Donald Trump is clearly going to be the Republican nominee for president.
He just crushed Ted Cruz in Indiana, causing the Texas senator to drop out of the race. Trump now has more than 1,000 pledged delegates. More than 10 million Americans have voted for him. There's no one left to stop him.
Trump is going to be the nominee. Accept it.
To their credit, many on the right have accepted this. And their backs against the wall, GOP establishmentarians and movement conservatives have coalesced around the cold but real comfort that Trump will win the nomination, but he'll get crushed in November by Hillary Clinton, and that will clear the ideological air, relegating his fanatics back to the swamp or the basement and giving the party's best talents room to recover, reassume power, and reform their message in a way that wins. It's surely reassuring to see such a snapback as a solid upside to the traumatic ordeal of Trumpism.
But there's just no reason to believe the GOP's post-Trump future is likely to play out that way.
Consider Trump's foreign policy speech last week, which left many people shaken. Trump didn't just offer an ideologically pure form of right-wing populism writ large. Instead, he put forth what The Washington Post editorial board called incoherent, inconsistent, and incomprehensible policies. While Trump vowed to terminate our "horrible cycle of hostility" with Russia, for instance, he bashed President Obama because he "bows to our enemies." He said we're too broke to prop up our allies, yet promised to spend big on our military. It made no sense, and he surely didn't sound like a conservative — either of the hawkish or isolationist variety.
Trump's speech alone was more than enough to rattle any right-leaning expert on international relations. But it was extra scary because it was of a piece with his broader scrambling of ideological lines. Everyone from Tim Dickinson, at Rolling Stone's National Affairs desk, to Jennifer Rubin, the Post's stalwart neoconservative, now recognizes that Trump can — and likely will — run to Hillary Clinton's left on more than global issues. He revealed to Fortune magazine that he's actually a deficit dove, willing to spend lots of low-interest dollars to "rebuild the infrastructure of this country."

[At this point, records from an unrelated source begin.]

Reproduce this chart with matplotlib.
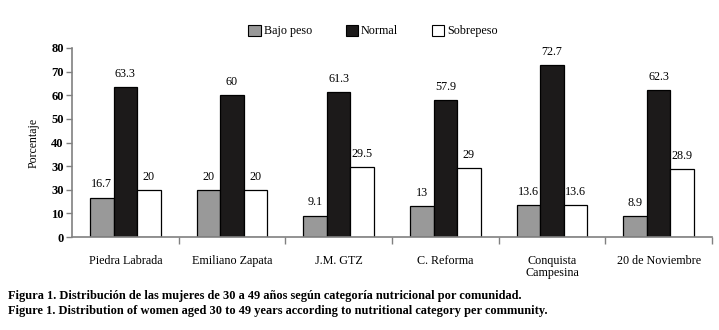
import matplotlib
matplotlib.use("Agg")
import matplotlib.pyplot as plt
from matplotlib.patches import Patch
import numpy as np

categories = ["Piedra Labrada", "Emiliano Zapata", "J.M. GTZ", "C. Reforma",
              "Conquista\nCampesina", "20 de Noviembre"]
bajo_peso = [16.7, 20, 9.1, 13, 13.6, 8.9]
normal = [63.3, 60, 61.3, 57.9, 72.7, 62.3]
sobrepeso = [20, 20, 29.5, 29, 13.6, 28.9]
bajo_labels = ["16.7", "20", "9.1", "13", "13.6", "8.9"]
normal_labels = ["63.3", "60", "61.3", "57.9", "72.7", "62.3"]
sobre_labels = ["20", "20", "29.5", "29", "13.6", "28.9"]
series_names = ["Bajo peso", "Normal", "Sobrepeso"]
ytick_values = [0, 10, 20, 30, 40, 50, 60, 70, 80]
ytick_labels = ["0", "10", "30", "30", "40", "50", "60", "70", "80"]

plt.rcParams['font.family'] = ['Liberation Serif', 'DejaVu Serif']

fig = plt.figure(figsize=(7.19, 3.30), dpi=100)
ax = fig.add_axes([72/719, 1-237/330, 640/719, 189/330])

x = np.arange(len(categories))
w = 0.22
colors = ["#999999", "#1c1a1a", "#ffffff"]
series = [bajo_peso, normal, sobrepeso]
labels = [bajo_labels, normal_labels, sobre_labels]
for i, (vals, labs, c) in enumerate(zip(series, labels, colors)):
    pos = x + (i - 1) * w
    ax.bar(pos, vals, width=w, color=c, edgecolor="black", linewidth=0.9)
    for p, v, t in zip(pos, vals, labs):
        ax.text(p, v + 3.0, t, ha="center", va="bottom", fontsize=8.7)

ax.set_xlim(-0.5, len(categories) - 0.5)
ax.set_ylim(0, 80)
ax.set_yticks(ytick_values)
ax.set_yticklabels(ytick_labels, fontsize=9, fontweight="bold")
ax.set_xticks(x)
ax.set_xticklabels(categories, fontsize=8.7, linespacing=1.0)
ax.tick_params(axis="x", length=0, pad=13)
ax.set_xticks(np.arange(len(categories)) + 0.5, minor=True)
ax.tick_params(axis="x", which="minor", length=5, color="#808080", width=1)
ax.tick_params(axis="y", length=4, color="#808080", width=1, pad=2)
for s in ["top", "right"]:
    ax.spines[s].set_visible(False)
for s in ["left", "bottom"]:
    ax.spines[s].set_color("#808080")
    ax.spines[s].set_linewidth(1.2)
ax.set_ylabel("Porcentaje", fontsize=8.5, labelpad=8)

handles = [Patch(facecolor=c, edgecolor="black", linewidth=0.8) for c in colors]
fig.legend(handles, series_names, loc="center", bbox_to_anchor=(373/719, 1-31/330),
           ncol=3, frameon=False, fontsize=8.7, handlelength=1.0, handleheight=1.0,
           handletextpad=0.25, columnspacing=2.8)

fig.text(8/719, 1-296/330, "Figura 1. Distribución de las mujeres de 30 a 49 años según categoría nutricional por comunidad.",
         fontsize=8.9, fontweight="bold", va="center", ha="left")
fig.text(8/719, 1-311/330, "Figure 1. Distribution of women aged 30 to 49 years according to nutritional category per community.",
         fontsize=8.9, fontweight="bold", va="center", ha="left")

fig.savefig("out.png", dpi=100)
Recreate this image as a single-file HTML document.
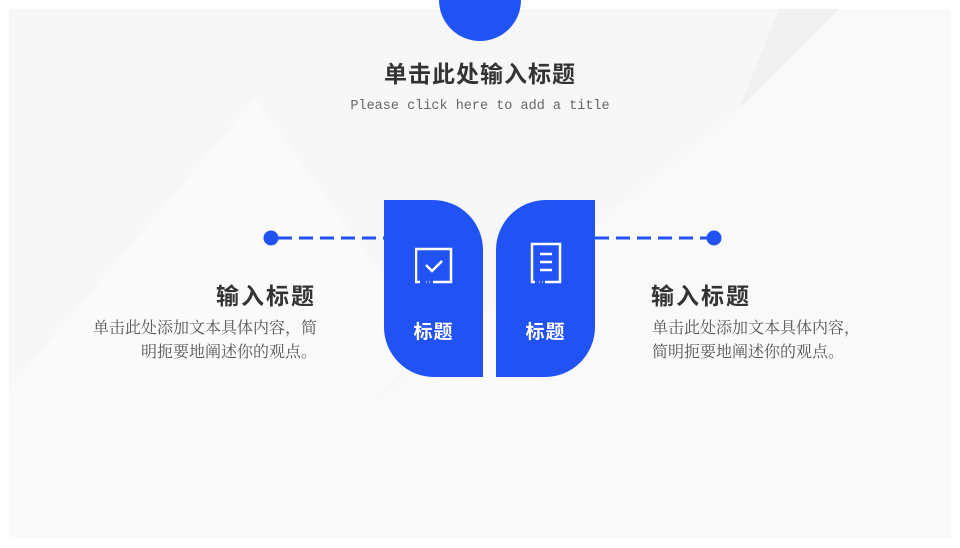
<!DOCTYPE html>
<html><head><meta charset="utf-8"><style>
body{margin:0;width:960px;height:548px;background:#fff;position:relative;overflow:hidden;font-family:"Liberation Sans","Noto Sans CJK SC",sans-serif}
.slide{position:absolute;left:9px;top:9px;width:942px;height:530px;background:#f7f7f8;overflow:hidden}
.abs{position:absolute}
.blk{position:absolute;top:200px;width:99px;height:177px;background:#2152f4}
.t{color:#fff;font-weight:bold;font-size:19px;position:absolute;width:99px;text-align:center;top:117px;letter-spacing:1px}
</style></head><body>
<div class="slide">
<svg class="abs" style="left:0;top:0" width="942" height="530">
<polygon points="0,380 246,90 420,330 340,420 280,530 0,530" fill="#fafafb"/>
<polygon points="730,100 830,0 942,0 942,530 270,530 330,420" fill="#f9f9fa"/>
<polygon points="730,100 770,0 830,0" fill="#f1f1f2"/>
</svg>
</div>
<div class="abs" style="left:439px;top:-41px;width:82px;height:82px;border-radius:50%;background:#2152f4"></div>
<div class="abs" style="left:0;width:960px;top:55px;text-align:center;font-size:23px;font-weight:bold;color:#333;letter-spacing:1px">单击此处输入标题</div>
<div class="abs" style="left:0;width:960px;top:99px;text-align:center;font-size:13.5px;color:#666;font-family:'Liberation Mono',monospace">Please click here to add a title</div>
<svg class="abs" style="left:0;top:0" width="960" height="548">
<line x1="278" y1="238" x2="384" y2="238" stroke="#2152f4" stroke-width="3" stroke-dasharray="14,7"/>
<line x1="595" y1="238" x2="708" y2="238" stroke="#2152f4" stroke-width="3" stroke-dasharray="14,7"/>
<circle cx="271" cy="238" r="7.5" fill="#2152f4"/>
<circle cx="714" cy="238" r="7.5" fill="#2152f4"/>
</svg>
<div class="blk" style="left:384px;border-radius:0 50px 0 50px/0 50px 0 50px"><div class="t">标题</div>
<svg class="abs" style="left:31px;top:47px" width="38" height="38"><path d="M5 35 H1 V2 H36 V35 H18 M14 35 h0.5 M11 35h0.5" stroke="#fff" stroke-width="2.5" fill="none"/><path d="M11 18 l6 6 l10 -10" stroke="#fff" stroke-width="2.5" fill="none"/></svg></div>
<div class="blk" style="left:496px;border-radius:50px 0 50px 0/50px 0 50px 0"><div class="t">标题</div>
<svg class="abs" style="left:34px;top:42px" width="32" height="42"><path d="M5 40 H2 V2 H30 V40 H15 M12 40h0.5 M9 40h0.5" stroke="#fff" stroke-width="2.5" fill="none"/><path d="M10 12h12M10 20h12M10 28h12" stroke="#fff" stroke-width="2.5"/></svg></div>
<div class="abs" style="left:150px;width:166px;top:277px;text-align:right;font-size:23px;font-weight:bold;color:#333;letter-spacing:2px">输入标题</div>
<div class="abs" style="left:40px;width:277px;top:317px;text-align:right;font-size:16px;line-height:24px;color:#555;font-family:'Liberation Serif','Noto Serif CJK SC',serif">单击此处添加文本具体内容，简<br>明扼要地阐述你的观点。</div>
<div class="abs" style="left:651px;width:200px;top:277px;font-size:23px;font-weight:bold;color:#333;letter-spacing:2px">输入标题</div>
<div class="abs" style="left:652px;width:280px;top:317px;font-size:16px;line-height:24px;color:#555;font-family:'Liberation Serif','Noto Serif CJK SC',serif">单击此处添加文本具体内容，<br>简明扼要地阐述你的观点。</div>
</body></html>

Trump is no neoliberal in the '90s Clintonian mold; "unencumbered by any ballast of convictions," George Will recently suggested, he "would court Bernie Sanders' disaffected voters with promises to enrich rather than reform the welfare state's entitlement menu — Trump already says, "I am going to take care of everybody" — and to make America great again by having it cower behind trade barriers."
But Trump, of course, is no white-shoe Sanders. He's simply a man who recognizes, at a gut level, that many Republican voters have largely given up much hope for liberty and prosperity, doubling all their emotional capital down on security. Hillary Clinton is the queen of the pro-super-rich left, but she's also the undisputed master of American political conventionalism. That gives Trump a lot of room, and when he sees an opening, he takes it.
For Republicans preparing for life after Trump, this is the rub: Instead of supplying a crisper ideological picture of what works and what doesn't, this sort of a Trump loss to Clinton — in which he runs as a tough-talking centrist if not an outright liberal hawk — would lay bare just how coreless the established party has become. Republicans have long understood that excommunicating reactionaries like the John Birchers allows them to close ranks and market themselves as the respectable right. That's why they've hoped that Trump will play to type. But if he shifts in the general election to run as more of a radical strongman than a reactionary one, he'll leave Republicans picking up the pieces to wonder just who's in the market for a respectable right anymore.